Oil prices fell on Wednesday as weak Chinese and Japanese industrial data triggered concerns of an economic slowdown that could lower oil demand, and as an industry data report showed an increase in U.S. crude stockpiles amid soaring output.
U.S. West Texas Intermediate crude was down 32 cents, or 0.5 percent, at $62.69 a barrel by 0755 GMT, after falling 90 cents in the previous session.
Brent crude was down 25 cents, or 0.4 percent, at $66.38 a barrel. On Tuesday, Brent fell 87 cents to $66.63.
Traders said oil prices declined on concerns of a slowdown in the global economy after China reported on Wednesday that factory growth in February was at its lowest since July 2016.

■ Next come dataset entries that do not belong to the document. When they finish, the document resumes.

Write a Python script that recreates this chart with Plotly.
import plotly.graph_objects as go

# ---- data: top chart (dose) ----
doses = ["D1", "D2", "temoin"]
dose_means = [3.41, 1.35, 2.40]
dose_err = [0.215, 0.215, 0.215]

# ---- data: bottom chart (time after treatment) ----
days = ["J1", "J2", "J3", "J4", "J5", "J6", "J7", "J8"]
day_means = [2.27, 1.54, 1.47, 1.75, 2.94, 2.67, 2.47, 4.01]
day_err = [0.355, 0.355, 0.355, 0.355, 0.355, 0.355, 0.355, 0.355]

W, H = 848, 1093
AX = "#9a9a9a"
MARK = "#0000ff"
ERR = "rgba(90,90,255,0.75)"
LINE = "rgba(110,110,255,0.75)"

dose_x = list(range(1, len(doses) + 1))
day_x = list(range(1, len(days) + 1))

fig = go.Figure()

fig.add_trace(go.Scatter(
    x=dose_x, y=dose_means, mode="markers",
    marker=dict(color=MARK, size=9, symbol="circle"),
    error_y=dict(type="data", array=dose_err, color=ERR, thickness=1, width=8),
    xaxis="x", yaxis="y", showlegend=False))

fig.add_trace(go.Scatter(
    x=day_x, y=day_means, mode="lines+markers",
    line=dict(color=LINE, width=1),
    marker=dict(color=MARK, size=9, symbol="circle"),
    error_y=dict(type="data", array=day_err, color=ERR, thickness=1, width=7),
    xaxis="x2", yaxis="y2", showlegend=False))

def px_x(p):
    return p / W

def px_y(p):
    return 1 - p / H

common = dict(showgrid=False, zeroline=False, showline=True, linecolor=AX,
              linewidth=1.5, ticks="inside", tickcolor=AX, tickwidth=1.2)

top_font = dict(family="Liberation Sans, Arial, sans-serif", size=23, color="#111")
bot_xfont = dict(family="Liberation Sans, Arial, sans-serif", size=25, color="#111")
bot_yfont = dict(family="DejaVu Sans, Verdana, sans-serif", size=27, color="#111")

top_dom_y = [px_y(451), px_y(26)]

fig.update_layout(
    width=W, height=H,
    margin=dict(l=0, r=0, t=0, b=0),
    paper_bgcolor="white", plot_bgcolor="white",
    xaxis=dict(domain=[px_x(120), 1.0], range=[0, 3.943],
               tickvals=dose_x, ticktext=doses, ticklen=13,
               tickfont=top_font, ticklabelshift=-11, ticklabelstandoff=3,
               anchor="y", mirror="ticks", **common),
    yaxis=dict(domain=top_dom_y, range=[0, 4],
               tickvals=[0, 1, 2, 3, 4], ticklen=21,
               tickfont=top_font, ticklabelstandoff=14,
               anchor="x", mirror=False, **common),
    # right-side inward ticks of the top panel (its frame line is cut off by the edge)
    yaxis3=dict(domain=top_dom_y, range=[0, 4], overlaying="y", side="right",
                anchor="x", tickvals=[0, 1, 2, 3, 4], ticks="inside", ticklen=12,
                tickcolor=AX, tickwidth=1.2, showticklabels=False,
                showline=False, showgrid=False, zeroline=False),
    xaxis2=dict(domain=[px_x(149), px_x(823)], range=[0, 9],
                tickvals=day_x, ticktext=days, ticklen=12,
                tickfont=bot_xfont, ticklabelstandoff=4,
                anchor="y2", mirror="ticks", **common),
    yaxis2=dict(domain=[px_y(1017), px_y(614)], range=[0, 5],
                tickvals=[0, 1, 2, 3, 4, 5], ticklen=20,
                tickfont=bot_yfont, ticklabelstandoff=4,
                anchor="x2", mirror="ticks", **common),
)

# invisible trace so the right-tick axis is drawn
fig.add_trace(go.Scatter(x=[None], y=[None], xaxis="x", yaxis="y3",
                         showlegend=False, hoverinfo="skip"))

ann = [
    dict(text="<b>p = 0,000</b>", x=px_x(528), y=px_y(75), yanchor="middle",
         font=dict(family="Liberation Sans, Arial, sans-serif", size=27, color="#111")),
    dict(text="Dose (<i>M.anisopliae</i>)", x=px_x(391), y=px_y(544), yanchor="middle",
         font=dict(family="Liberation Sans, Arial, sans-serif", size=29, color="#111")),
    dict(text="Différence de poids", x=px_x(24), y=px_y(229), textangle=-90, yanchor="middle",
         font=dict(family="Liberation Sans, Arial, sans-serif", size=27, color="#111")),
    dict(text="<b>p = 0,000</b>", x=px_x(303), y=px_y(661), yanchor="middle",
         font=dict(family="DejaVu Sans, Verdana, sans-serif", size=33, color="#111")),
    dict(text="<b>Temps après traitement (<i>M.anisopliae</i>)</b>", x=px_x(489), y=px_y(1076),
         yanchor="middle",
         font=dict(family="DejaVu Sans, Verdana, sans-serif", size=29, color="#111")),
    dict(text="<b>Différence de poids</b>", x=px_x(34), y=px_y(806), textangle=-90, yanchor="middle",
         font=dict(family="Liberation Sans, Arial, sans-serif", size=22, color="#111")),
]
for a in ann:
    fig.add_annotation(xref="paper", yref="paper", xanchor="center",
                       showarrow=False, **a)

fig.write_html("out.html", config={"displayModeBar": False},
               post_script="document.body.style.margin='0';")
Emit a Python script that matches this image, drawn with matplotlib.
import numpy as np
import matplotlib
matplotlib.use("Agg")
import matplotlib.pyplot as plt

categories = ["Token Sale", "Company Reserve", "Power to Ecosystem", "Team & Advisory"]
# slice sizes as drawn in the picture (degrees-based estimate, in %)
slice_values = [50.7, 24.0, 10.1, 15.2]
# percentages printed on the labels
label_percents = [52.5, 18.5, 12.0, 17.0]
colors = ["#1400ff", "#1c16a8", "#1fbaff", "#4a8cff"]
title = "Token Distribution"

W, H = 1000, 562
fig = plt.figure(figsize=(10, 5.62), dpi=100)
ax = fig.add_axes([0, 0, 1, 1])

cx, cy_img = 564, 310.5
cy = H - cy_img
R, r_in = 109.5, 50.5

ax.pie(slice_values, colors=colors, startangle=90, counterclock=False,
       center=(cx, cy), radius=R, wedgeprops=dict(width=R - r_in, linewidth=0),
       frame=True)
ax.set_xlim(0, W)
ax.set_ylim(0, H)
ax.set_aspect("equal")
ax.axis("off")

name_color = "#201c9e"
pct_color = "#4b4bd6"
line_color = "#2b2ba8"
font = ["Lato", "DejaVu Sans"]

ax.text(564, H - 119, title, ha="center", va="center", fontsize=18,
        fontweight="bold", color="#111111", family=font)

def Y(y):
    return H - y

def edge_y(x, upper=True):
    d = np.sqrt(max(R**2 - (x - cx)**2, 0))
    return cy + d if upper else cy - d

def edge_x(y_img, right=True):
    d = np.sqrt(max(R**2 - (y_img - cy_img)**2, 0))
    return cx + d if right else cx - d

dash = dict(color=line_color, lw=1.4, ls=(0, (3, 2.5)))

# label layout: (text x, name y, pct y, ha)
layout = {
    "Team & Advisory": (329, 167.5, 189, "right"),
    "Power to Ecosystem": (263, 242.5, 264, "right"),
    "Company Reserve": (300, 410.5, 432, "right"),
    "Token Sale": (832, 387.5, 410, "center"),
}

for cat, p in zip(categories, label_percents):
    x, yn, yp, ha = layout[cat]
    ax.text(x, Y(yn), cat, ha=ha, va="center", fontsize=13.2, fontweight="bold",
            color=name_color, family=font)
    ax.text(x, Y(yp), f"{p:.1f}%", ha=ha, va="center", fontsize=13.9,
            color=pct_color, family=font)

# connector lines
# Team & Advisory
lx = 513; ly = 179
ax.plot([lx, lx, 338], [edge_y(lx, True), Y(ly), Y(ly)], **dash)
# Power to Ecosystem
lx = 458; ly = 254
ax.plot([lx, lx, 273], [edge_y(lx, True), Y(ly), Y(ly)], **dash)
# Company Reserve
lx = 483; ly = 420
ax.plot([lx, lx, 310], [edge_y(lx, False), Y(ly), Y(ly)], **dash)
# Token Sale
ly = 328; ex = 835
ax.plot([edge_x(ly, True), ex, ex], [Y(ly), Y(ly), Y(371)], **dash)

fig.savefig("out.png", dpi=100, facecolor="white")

China is the world's second-biggest economy and the biggest importer of oil after overtaking the Unites States last year. Crude oil demand is highly correlated to economic growth.
While China's week-long Lunar New Year holiday this month disrupted business activity, traders also pointed to tougher pollution rules that curtailed factory output.
In Japan, the world's third-largest economy, industrial output in January took its biggest tumble since a devastating earthquake in March 2011, highlighting a weakening in demand and a build-up of inventory.
Growth in India's factory activity slowed as well to a four-month low in February as new orders eased and weighed on output, after manufacturers raised prices at the fastest pace in a year, a business survey showed on Wednesday.
In the United States, the world's biggest oil consumer, rising crude stockpiles weighed on prices.
Data on Tuesday from the American Petroleum Institute showed that crude inventories rose by 933,000 barrels in the week to Feb. 23, to 421.2 million barrels.
Refinery crude runs dropped by 209,000 barrels per day (bpd), the API data also showed, implying a drop in demand for feedstock crude. Gasoline stocks rose by 1.9 million barrels.
Official data from the U.S. Energy Information Administration (EIA) is due out later on Wednesday.
Soaring U.S. production has pressured oil prices at a time when the Organization of the Petroleum Exporting Countries (OPEC) and Russia have reduced output to support prices.
"Climbing U.S. production continues to weigh on the market as traders fear that the OPEC output cuts will be nullified by the rising U.S. output," said William O'Loughlin, investment analyst at Australia's Rivkin Securities.
U.S. crude oil production has risen by a fifth since mid-2016 to more than 10 million bpd.
On Tuesday, International Energy Agency Executive Director Fatih Birol said the United States will likely overtake Russia as the world's biggest oil producer by 2019.
The United States overtook Saudi Arabia, the world's top crude oil exporter, late last year.